Telecom & Wireless

The American Taxpayer--Who Needs Faster Broadband?

How fast is “faster” broadband and who wants it at any speed? The FCC has proposed spending tens of billions of dollars on broadening the high-speed internet infrastructure in the US. Even the agency does not have a final number. It will depend on how many people the project will reach and how fast their broadband connections will be.

A new study from The Pew Internet and American Family Life Project shows that high-speed broadband is not important to most citizens at all–particularly if they have to pay for it with higher taxes of an expanded deficit. “By a 53%-41% margin, Americans say they do not believe that the spread of affordable broadband should be a major government priority,” the study says. It is counter-intuitive, but “non-internet users are less likely than current users to say the government should place a high priority on the spread of high-speed connections.”Sixty-five percent of Americans have broadband access now compared to 63% a year ago. That is not much of an increase if people are hungry for better service. African American adoption rose much more quickly over the same period–22%.

The mystery about the lack of desire for faster connection speeds may not be a mystery at all. The FCC and other broadband-for-all advocates assume that ever American wants or needs a better connection or any connection at all. Some US citizens view the internet as an intrusion into their privacy–a place rife with fraud and people who want to steal their credit or identities. This concern is not unwarranted.

Another reason that some people do not want broadband is that dial-up serves their needs. There are still ISPs including AOL (NYSE: AOL) and United Online (NASDAQ: UNTD) that provide dial-up services to hundreds of thousands of people.
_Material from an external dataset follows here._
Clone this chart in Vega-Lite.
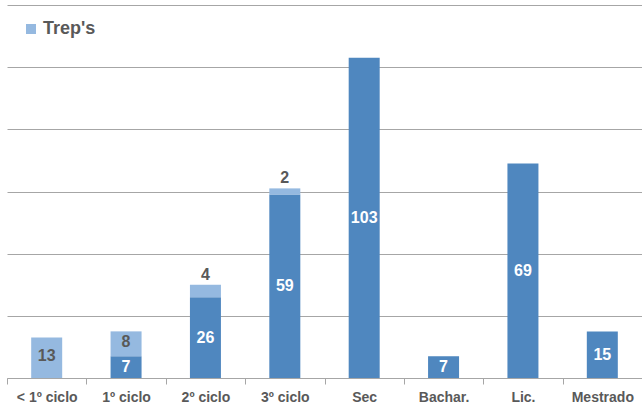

Some of these people are infrequent users of the internet. Others only access sites that world fine on 56k connections.

The last and perhaps most important reason the many people do not care about fast home internet connections is that their primary access to the worldwide web is through 3G handheld devices like smartphones, tablets, and light laptops. There online connection speeds are fast and with the advent of 4G, they will become faster. People who use these devices already have what they need It is just not brought to the home by a wire.